In the digital environment, we can encounter a playback buffering or an image pixelating. But at the same time, we are also increasingly seeing that digital film machines are actually imitating and integrating the flaws and noise phenomena of the analog environments. There are various connotations associated with the use of these effects, e.g. to signal authenticity, "old days" or familiarity, such as when the streaming service HBO Nordic's logo uses analog flicker to brand their "TV" series. Or the effects are used simply to imitate film gauge or video footage when the actual formats are not available. Finally, in more stylistic applications they contributes to creating "depth" in the graphic expression. An example is DR's documentary Skeletons in Skat (2016) whose arbitrary use of analog noise could provoke as much indignation among film format connoisseurs as the revelation of the political scandals did for the normal part of the population. The series combines, on the one hand, errors from the plastic-mechanical environment, such as scratches in the film strip, red glimpses of accidental exposures and framelines, and on the other hand, electronic glitch, such as TV flickering, "videotape" rupture and undulating scanlines, in a side by side format confusion. A few times even within the same clip! The style does not distinguish sharply between signs of different machinic origins, and it creates a discourse that, first of all, continues a simplified analogue/digital dichotomy (cf. introduction), and furthermore transpose the signs that were originally indexes into conventional symbols that simply signify any "non-digital noise".
In the film medium, too, a material turn must deal with "the increasingly disembodied nature of information and images in a digital age" (Anderson 2015: 6), as when digital practice detaches these signs from their original context. Another problem that points to the same issue is the show's consistent use of visible frameline to signify a transition from one scene to the next. Typically, the visible frameline is something that goes on for a long time and does not depend on the cuts of the film reel (as Duck Amuck demonstrates), but in Skeletons in SKAT it looks like the "projector-gate" is failing as a consequence of the changing scenes.
Finally, there is a noticeable omission of digital noise - as if one shouldn't think it was the state funded signal that was failing - and to complete the psychoanalytic reading on this point, this discourse enforce a polarizing ideology, where the non-digital and error-filled stands in exact contrasts to the digital and error-free.

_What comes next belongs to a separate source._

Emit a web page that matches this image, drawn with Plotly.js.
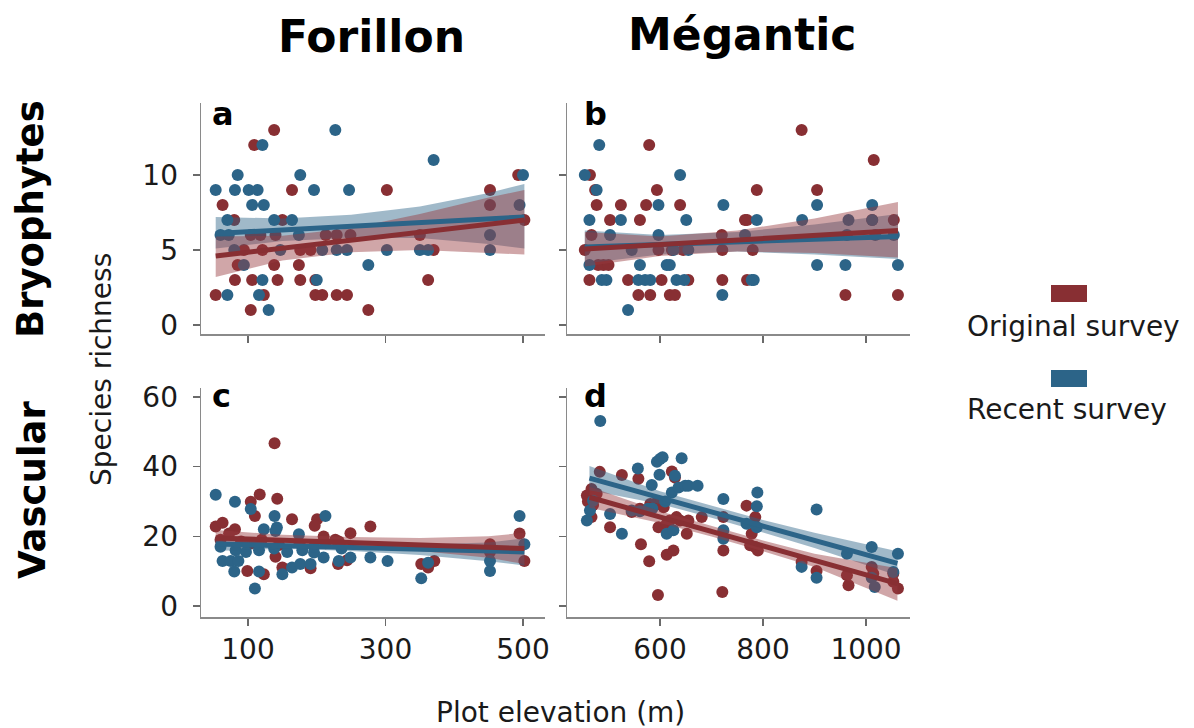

In the conclusion, I will return to this case to discuss how it's practice may be a consequence of the digital editing program as a film machine. But for now, it shall only serve to illustrate that the mimicry of noise and error across environments has challenged the static sign as a way to detect material imprints. In response to this destabilization, over the next three chapters, I will develop the algorithm, as a possible model for a more dynamic concept of signs that both continues the characteristics of the environment but also traces the imprints of film machines in the way in which they create movements, transformations and unification of motifs.